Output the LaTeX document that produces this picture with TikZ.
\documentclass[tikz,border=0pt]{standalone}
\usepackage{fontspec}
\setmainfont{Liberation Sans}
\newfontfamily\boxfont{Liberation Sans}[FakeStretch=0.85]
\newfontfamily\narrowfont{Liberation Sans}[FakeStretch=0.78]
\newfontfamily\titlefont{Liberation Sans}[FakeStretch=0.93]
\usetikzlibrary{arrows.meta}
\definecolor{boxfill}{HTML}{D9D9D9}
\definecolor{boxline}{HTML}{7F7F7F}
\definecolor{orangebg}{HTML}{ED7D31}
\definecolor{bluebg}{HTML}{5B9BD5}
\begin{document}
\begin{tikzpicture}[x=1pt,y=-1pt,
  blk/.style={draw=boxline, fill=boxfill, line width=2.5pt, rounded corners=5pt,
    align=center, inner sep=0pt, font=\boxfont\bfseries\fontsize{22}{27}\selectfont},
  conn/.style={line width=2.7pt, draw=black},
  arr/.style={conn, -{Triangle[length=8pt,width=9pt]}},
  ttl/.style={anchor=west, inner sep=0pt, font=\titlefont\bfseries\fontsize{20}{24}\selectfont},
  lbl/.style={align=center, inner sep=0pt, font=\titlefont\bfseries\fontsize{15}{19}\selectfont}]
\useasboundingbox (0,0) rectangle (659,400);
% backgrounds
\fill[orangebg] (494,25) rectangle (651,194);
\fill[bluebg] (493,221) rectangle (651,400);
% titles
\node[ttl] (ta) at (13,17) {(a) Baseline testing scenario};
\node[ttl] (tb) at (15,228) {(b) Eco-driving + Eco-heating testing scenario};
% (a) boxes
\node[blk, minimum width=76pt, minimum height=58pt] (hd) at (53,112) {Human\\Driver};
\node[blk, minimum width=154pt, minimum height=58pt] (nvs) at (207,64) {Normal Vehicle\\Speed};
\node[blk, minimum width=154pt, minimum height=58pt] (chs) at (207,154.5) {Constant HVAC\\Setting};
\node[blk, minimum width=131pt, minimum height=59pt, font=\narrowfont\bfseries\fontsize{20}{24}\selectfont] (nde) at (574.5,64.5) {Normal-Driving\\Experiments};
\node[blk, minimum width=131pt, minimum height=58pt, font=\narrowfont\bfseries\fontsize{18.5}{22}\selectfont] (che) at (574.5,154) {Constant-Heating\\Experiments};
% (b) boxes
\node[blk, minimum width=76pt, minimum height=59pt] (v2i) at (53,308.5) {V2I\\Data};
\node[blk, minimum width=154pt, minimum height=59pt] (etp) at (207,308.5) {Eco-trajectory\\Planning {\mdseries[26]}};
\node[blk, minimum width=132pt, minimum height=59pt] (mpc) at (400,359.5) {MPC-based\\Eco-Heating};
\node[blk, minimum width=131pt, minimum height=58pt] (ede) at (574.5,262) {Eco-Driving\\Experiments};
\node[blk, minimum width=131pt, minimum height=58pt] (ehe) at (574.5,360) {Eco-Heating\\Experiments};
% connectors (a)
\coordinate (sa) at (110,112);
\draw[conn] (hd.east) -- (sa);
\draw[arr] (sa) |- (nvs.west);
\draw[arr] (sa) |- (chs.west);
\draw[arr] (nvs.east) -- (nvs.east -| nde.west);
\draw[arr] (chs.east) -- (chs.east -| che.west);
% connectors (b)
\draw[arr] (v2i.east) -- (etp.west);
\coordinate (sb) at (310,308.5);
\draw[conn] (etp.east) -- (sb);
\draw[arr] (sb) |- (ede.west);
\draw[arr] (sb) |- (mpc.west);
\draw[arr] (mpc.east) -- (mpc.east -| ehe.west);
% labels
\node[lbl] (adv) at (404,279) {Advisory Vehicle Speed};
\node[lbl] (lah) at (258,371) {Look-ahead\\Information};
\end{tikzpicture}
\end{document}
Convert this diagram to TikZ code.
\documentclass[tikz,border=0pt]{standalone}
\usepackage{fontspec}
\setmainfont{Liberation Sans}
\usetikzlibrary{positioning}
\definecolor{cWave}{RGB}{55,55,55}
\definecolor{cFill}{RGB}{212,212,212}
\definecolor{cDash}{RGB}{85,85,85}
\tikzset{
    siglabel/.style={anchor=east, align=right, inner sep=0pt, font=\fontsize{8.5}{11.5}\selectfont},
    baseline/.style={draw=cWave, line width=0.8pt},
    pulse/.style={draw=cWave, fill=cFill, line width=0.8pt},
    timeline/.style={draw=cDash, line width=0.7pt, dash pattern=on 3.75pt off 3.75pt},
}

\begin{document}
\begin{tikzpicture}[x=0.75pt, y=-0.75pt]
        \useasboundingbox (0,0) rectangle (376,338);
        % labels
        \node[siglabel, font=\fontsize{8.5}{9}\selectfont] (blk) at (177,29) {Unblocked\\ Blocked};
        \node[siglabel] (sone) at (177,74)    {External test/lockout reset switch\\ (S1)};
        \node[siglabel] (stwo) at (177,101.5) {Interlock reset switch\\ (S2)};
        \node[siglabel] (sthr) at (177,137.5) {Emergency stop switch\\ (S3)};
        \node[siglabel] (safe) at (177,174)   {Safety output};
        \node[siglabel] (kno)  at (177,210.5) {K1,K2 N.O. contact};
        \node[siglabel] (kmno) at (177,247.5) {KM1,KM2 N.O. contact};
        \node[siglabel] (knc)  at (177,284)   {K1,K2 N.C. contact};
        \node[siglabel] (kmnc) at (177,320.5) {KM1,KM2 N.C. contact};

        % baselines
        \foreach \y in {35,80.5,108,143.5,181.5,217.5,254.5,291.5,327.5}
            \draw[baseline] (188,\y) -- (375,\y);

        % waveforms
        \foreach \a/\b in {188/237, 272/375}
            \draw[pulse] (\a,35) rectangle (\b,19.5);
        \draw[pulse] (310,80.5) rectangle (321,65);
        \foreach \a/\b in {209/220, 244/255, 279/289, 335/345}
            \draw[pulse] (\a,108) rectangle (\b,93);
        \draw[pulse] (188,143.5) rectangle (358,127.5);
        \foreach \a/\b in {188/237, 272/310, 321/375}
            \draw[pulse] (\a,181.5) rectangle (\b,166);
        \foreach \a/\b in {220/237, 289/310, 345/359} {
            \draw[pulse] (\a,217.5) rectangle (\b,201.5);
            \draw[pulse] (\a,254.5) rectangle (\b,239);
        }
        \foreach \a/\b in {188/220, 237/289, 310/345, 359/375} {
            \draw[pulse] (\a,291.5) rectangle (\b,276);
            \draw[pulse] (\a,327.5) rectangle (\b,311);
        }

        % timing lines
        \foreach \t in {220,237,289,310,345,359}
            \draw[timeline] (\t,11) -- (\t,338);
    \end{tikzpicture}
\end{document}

********

Pick out the lines that have the word "this". Copy them all.

FINISHED TASK:
Output the LaTeX document that produces this picture with TikZ.
Convert this diagram to TikZ code.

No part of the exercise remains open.